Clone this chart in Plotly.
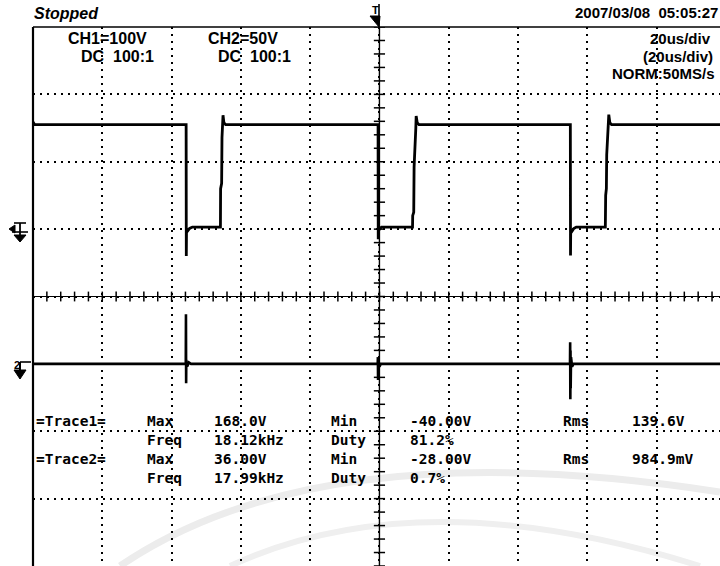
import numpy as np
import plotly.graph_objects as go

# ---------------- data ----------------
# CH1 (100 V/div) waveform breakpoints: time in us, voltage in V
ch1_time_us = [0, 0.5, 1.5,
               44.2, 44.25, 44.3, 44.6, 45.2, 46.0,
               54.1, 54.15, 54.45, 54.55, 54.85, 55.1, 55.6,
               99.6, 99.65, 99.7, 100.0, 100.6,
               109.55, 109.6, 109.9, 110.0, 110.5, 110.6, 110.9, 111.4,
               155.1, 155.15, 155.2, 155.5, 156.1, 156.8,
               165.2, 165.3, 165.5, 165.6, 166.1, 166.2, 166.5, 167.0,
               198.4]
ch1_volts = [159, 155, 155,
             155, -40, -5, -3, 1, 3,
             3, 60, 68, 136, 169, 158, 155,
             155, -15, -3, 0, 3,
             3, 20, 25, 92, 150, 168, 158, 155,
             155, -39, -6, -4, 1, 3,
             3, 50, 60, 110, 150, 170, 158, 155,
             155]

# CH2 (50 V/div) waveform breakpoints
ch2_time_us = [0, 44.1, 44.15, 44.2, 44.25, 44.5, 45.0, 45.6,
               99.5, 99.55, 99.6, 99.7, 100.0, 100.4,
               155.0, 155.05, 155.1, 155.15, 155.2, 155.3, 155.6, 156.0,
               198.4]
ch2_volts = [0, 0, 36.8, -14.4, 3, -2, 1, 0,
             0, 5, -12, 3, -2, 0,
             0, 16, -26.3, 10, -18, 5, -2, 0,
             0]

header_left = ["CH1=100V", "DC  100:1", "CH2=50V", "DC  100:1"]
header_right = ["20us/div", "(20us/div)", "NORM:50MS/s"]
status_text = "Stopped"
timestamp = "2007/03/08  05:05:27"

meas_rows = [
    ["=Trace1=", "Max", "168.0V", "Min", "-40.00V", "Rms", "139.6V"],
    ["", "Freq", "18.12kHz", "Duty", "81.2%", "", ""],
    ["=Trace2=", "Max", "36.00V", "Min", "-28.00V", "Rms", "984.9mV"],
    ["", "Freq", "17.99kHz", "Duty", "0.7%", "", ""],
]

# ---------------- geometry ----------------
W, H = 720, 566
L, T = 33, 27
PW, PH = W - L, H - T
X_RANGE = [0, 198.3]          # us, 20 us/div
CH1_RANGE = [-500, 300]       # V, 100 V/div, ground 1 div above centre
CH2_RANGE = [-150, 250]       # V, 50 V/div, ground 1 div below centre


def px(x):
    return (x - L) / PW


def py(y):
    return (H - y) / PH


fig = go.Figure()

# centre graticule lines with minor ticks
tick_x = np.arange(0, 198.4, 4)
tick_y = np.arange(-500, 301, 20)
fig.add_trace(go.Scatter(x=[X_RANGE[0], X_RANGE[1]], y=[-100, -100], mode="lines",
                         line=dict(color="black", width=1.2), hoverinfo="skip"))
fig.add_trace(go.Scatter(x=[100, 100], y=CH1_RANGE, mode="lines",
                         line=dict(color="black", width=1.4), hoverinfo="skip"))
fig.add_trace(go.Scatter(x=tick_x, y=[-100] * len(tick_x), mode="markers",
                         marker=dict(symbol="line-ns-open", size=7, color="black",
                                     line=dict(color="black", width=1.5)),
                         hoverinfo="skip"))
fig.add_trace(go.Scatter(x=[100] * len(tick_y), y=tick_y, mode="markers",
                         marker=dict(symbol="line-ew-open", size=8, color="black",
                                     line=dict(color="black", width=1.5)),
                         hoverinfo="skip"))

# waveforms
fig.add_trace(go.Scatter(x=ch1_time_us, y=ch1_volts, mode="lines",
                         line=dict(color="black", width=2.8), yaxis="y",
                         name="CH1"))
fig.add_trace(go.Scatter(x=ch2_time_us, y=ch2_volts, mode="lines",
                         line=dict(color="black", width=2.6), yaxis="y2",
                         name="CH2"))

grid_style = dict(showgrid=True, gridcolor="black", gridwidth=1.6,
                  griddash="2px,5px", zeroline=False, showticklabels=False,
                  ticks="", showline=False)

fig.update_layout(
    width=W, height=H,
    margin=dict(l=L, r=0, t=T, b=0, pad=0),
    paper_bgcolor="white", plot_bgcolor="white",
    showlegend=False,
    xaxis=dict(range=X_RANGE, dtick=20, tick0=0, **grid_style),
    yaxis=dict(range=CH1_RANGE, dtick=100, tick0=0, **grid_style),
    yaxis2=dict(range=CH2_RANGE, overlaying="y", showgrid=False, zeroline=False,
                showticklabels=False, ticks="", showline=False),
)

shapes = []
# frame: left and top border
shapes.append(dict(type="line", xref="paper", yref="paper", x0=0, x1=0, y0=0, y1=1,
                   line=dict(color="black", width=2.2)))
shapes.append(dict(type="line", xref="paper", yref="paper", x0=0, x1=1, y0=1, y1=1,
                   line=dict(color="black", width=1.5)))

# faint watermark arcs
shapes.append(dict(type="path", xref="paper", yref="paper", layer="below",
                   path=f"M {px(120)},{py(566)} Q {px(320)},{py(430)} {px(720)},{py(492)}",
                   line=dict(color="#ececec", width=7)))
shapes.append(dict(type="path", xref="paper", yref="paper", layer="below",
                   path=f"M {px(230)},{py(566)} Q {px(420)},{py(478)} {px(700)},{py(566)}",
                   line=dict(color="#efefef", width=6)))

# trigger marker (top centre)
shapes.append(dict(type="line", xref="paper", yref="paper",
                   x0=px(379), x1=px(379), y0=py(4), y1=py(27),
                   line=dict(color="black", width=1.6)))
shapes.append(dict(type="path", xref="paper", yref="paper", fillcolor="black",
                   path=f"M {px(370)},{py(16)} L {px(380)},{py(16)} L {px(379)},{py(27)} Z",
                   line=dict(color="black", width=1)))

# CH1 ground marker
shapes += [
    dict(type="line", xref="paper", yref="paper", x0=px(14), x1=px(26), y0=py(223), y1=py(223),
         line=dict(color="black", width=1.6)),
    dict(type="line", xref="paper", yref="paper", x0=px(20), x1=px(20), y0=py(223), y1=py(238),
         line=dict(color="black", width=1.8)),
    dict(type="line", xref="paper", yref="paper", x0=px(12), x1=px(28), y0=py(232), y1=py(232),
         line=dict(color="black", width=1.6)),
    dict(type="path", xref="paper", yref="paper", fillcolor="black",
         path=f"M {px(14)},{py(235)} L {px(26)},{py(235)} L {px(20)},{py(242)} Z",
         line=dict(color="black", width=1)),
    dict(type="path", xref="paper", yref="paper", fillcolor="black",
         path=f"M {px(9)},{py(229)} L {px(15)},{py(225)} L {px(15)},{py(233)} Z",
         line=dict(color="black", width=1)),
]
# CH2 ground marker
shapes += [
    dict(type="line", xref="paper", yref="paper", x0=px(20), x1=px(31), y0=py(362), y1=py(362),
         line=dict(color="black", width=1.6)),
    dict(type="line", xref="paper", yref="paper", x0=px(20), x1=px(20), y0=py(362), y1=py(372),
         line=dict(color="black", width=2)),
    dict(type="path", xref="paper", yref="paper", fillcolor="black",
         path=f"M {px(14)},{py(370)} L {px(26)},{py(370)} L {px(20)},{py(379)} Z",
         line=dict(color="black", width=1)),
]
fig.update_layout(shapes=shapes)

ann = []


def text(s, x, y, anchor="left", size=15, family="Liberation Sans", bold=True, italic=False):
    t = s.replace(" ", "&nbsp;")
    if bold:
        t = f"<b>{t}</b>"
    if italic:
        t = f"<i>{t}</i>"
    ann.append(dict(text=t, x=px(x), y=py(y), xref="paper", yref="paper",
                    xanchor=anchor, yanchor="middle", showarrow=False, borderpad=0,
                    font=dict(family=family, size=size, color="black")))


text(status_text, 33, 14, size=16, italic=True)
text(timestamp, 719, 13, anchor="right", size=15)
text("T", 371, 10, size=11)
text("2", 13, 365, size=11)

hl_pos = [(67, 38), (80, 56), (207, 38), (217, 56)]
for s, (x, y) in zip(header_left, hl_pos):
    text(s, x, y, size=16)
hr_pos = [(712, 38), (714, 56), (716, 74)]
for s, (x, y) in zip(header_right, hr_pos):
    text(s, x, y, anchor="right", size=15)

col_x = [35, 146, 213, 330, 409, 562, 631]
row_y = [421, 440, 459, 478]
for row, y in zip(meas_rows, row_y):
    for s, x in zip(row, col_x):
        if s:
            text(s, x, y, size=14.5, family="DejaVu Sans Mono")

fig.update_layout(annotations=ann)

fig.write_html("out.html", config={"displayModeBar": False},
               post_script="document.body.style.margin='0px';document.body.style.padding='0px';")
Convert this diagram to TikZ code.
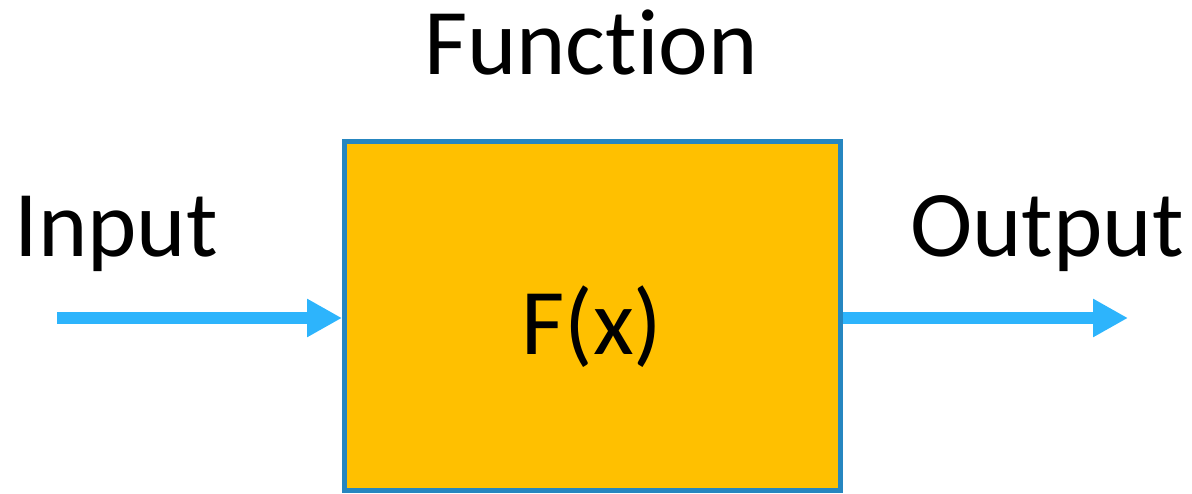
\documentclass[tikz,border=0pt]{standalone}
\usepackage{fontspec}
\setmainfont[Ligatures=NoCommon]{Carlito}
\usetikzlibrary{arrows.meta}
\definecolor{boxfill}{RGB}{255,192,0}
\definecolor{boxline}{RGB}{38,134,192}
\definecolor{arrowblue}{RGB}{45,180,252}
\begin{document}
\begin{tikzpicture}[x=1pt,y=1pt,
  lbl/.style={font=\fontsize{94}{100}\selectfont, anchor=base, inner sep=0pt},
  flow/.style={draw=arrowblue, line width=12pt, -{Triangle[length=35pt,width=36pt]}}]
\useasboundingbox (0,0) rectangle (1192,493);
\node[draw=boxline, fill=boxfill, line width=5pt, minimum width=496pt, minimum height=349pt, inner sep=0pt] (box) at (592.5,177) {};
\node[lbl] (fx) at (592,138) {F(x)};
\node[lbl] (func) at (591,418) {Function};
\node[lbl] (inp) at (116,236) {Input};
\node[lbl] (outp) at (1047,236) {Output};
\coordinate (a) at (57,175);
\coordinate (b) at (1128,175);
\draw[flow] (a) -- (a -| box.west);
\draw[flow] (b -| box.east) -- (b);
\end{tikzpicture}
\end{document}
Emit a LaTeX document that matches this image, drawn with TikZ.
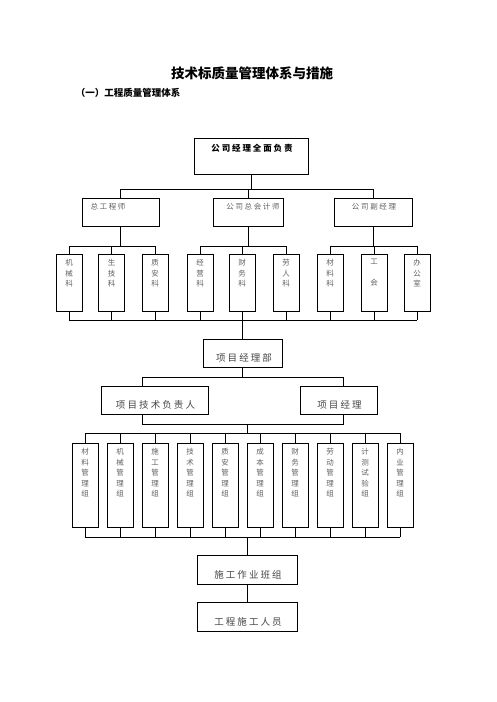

# # # # #

▸ Task goal: The copy should hold exactly the lines from the line containing "Convert this diagram to TikZ code." through the end of the data, both ends included, and no pictures.

▸ Written reply:
Convert this diagram to TikZ code.
\documentclass[tikz,border=0pt]{standalone}
\usepackage{fontspec}
\setmainfont[Ligatures=NoCommon]{Carlito}
\usetikzlibrary{arrows.meta}
\definecolor{boxfill}{RGB}{255,192,0}
\definecolor{boxline}{RGB}{38,134,192}
\definecolor{arrowblue}{RGB}{45,180,252}
\begin{document}
\begin{tikzpicture}[x=1pt,y=1pt,
  lbl/.style={font=\fontsize{94}{100}\selectfont, anchor=base, inner sep=0pt},
  flow/.style={draw=arrowblue, line width=12pt, -{Triangle[length=35pt,width=36pt]}}]
\useasboundingbox (0,0) rectangle (1192,493);
\node[draw=boxline, fill=boxfill, line width=5pt, minimum width=496pt, minimum height=349pt, inner sep=0pt] (box) at (592.5,177) {};
\node[lbl] (fx) at (592,138) {F(x)};
\node[lbl] (func) at (591,418) {Function};
\node[lbl] (inp) at (116,236) {Input};
\node[lbl] (outp) at (1047,236) {Output};
\coordinate (a) at (57,175);
\coordinate (b) at (1128,175);
\draw[flow] (a) -- (a -| box.west);
\draw[flow] (b -| box.east) -- (b);
\end{tikzpicture}
\end{document}
Emit a LaTeX document that matches this image, drawn with TikZ.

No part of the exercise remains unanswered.